This is an action at law in which plaintiff sought to recover damages from the defendant for breach of contract. On April 1, 1976, the plaintiff, as a subcontractor, entered into two written subcontracts with the defendant, who was the general contractor for the construction of a bus garage facility. The facility, known as the "Powell Satellite Operating Garage,” was to be built for the Tri-County Metropolitan Transportation District (Tri-Met). Plaintiff agreed to install at the garage two bus washing systems, at a cost of $113,400, and a vacuum cleaning system, at a cost of $26,500. On June 30, 1976, the defendant cancelled each of the subcontracts prior to any performance by plaintiff. Plaintiff then brought this action for breach of contract. The trial court found for the plaintiff with respect to the bus-washing subcontract and for the defendant with respect to the vacuum cleaning subcontract. The defendant appeals from that portion of the judgment for plaintiff and plaintiff cross-appeals. We affirm.

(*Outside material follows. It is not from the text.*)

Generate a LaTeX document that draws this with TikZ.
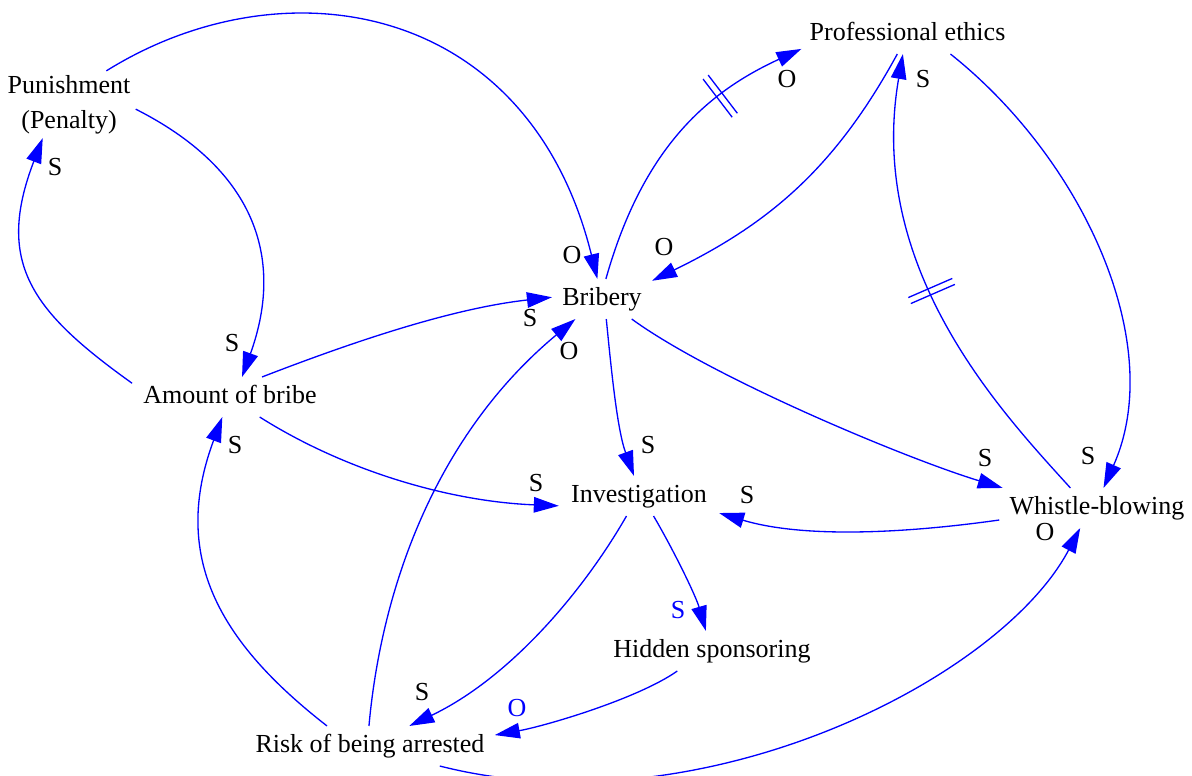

This case turns on the application of the specifications issued by Tri-Met for the construction of the Powell garage. These specifications were lengthy and contained a detailed description of the requirements for each aspect of the garage. The subcontracts between plaintiff and defendant specifically incorporated the Tri-Met specifications, insofar as those specifications were relevant.
The Tri-Met specifications concerning the bus washing system provided, in pertinent part:
"BW-1 Bus Washing 9 water Reclamation System.
"1. General: Furnish and install two 'Drive-Thru Bus Wash Systems’ to automatically clean roofs, sides, front and rear of standard transit buses driven through the system.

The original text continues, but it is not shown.